Para manejar la economía con solvencia, el gobierno tendría que contar con información correcta. ¿La suministra el INDEC? A menos que entregue a Cristina, Néstor Kirchner y los demás un resumen estadístico muy distinto del públicamente difundido, es evidente que no. En consecuencia, justo cuando el mundo entero está entrando en una zona turbulenta, el gobierno de Cristina tiene los ojos vendados. Puesto que no le gusta para nada la inflación, se niega a verla, aunque en momentos de lucidez cínica sus voceros dan a entender que sería más patriótico fingir creer en los números oficiales porque así se pagará menos a los bonistas, los que además de inversores extranjeros incluyen a los fondos de jubilación argentinos. O sea que es cuestión de un default mensual subrepticio. Huelga decir que tales insinuaciones, propias de estafadores pueblerinos, no ayudan a persuadir a nadie de que la economía argentina está en buenas manos.
La decisión de pagar de golpe una parte del dinero adeudado al Club de París incidió muy poco en el ánimo de los mercados. ¿Cómo podía hacerlo si todos entendían que lo que más querían los Kirchner era impedir que el FMI monitoreara el estado de la economía nacional? De estar tan sanas las cuentas como ellos juran es el caso, les encantaría que los inspectores fondomonetaristas vinieran para después anunciar que todo anda maravillosamente bien pero, claro está, saben que encontrarían un revoltijo fenomenal.

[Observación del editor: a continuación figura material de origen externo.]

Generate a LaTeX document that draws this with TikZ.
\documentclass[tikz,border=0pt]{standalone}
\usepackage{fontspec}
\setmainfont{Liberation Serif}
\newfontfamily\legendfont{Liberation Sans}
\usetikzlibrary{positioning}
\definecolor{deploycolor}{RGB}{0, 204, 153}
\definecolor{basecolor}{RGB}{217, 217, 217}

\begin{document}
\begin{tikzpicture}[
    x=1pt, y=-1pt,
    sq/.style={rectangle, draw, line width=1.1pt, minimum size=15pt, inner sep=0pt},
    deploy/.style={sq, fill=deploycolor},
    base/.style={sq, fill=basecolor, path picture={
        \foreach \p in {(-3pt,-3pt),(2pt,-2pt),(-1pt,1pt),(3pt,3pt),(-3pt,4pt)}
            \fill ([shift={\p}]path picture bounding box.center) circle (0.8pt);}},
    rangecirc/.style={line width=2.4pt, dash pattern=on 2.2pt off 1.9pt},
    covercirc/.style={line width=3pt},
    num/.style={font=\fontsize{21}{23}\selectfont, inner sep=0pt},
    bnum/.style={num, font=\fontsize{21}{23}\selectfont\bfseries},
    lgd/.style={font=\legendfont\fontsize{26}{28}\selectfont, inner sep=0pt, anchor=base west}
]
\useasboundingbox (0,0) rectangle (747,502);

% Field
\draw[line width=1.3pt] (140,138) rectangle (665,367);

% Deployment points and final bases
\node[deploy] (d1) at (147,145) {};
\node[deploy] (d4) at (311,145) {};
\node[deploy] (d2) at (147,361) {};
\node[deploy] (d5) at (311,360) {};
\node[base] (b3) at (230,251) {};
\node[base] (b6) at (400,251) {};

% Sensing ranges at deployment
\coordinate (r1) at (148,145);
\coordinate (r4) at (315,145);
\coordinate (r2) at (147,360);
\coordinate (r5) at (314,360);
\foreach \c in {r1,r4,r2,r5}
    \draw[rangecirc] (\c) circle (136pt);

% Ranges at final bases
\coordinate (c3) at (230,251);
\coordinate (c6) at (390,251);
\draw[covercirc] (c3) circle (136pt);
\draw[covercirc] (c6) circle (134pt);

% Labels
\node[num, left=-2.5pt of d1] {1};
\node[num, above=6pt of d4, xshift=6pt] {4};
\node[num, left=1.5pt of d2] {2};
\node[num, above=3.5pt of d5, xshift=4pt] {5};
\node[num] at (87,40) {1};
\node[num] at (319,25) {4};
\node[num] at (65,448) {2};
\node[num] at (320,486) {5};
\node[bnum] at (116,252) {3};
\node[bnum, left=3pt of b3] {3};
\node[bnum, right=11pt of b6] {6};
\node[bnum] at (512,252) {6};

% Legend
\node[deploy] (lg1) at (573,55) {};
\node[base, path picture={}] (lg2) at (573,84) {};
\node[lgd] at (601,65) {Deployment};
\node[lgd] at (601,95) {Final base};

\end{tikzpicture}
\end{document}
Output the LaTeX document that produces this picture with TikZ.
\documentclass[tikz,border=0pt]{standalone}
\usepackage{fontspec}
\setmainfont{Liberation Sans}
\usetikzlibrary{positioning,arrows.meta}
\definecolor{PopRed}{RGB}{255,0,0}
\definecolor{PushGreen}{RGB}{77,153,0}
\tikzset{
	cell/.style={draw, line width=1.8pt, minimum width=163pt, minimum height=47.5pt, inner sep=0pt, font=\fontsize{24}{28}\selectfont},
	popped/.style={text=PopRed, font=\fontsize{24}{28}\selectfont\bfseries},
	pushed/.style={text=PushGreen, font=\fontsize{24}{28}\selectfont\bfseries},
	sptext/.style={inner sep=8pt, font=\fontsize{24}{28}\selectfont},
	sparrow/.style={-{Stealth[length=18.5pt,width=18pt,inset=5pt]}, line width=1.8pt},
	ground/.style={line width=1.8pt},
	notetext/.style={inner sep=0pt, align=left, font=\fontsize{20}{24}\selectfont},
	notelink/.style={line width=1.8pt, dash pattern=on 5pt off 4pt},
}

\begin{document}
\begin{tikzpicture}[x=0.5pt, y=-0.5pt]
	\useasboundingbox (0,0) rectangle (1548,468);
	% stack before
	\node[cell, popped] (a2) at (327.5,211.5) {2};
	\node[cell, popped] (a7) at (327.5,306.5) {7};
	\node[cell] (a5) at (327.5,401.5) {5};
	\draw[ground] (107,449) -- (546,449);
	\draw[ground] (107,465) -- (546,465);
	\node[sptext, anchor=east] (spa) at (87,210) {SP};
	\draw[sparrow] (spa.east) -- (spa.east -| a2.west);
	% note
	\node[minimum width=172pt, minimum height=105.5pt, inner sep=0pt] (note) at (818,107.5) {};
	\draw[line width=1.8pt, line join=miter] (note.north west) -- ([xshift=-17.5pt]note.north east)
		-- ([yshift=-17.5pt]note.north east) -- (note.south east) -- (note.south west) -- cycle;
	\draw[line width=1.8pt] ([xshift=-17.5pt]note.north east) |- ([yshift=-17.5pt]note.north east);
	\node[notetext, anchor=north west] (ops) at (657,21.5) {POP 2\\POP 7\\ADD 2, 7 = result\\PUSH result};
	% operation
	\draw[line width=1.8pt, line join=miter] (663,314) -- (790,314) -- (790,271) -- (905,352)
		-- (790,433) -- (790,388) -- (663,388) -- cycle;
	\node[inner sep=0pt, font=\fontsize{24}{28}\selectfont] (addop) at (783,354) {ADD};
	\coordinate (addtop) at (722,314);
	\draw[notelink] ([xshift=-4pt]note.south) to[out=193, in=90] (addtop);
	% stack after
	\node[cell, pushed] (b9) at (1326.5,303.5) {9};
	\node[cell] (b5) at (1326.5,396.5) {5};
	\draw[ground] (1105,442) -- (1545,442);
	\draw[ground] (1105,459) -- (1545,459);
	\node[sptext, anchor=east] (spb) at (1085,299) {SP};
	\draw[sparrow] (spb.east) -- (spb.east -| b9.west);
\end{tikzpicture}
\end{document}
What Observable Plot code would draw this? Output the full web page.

Toda vez que surge algo feo el gobierno intenta ubicarlo en el contexto de una confrontación entre la Argentina y sus hipotéticos enemigos foráneos, de ahí la campaña contra el FMI y -a raíz de las revelaciones procedentes de Miami donde está en marcha un juicio en que se ve involucrado el valijero venezolano Guido Antonini Wilson- el FBI norteamericano, pero tales ardides ya no le sirven para mucho. Mal que les pese a los Kirchner, de agravarse la situación económica escasearían los perjudicados que lo atribuirían a un enfrentamiento entre el país liderado por una pareja nacionalista y el imperialismo yanqui, culpando a éste por sus penurias y solidarizándose con quienes dicen estar resueltos a defenderlos de los zarpazos del mundo exterior.
Desde la fase inicial y más álgida del conflicto con el campo, la opinión pública ha experimentado una de sus mutaciones periódicas. Tal y como sucedió cuando Carlos Menem perdió el carisma que le había permitido mantenerse diez años en el poder, la mayoría ha llegado a la conclusión de que el gobierno actual constituye un obstáculo en el camino hacia un futuro mejor. Para sobrevivir hasta el 2011, Cristina tendría que acompañar la evolución del resto del país, lo que no sería nada sencillo para una mujer habituada a hablar como si se creyera la dueña exclusiva tanto de la verdad como de los buenos sentimientos. Si la presidenta se resiste a cambiar lo suficiente como para reconciliarse con el país que efectivamente existe, los problemas económicos continuarán multiplicándose, proliferarán los episodios de violencia anárquica como el supuesto por el incendio de los vagones de un tren parado en una localidad del Gran Buenos Aires y lloverán con intensidad creciente las denuncias de corrupción en el gobierno hasta que el clima de crispación resulte ser tan irrespirable que el país no podrá sino precipitarse en una crisis institucional de desenlace incierto.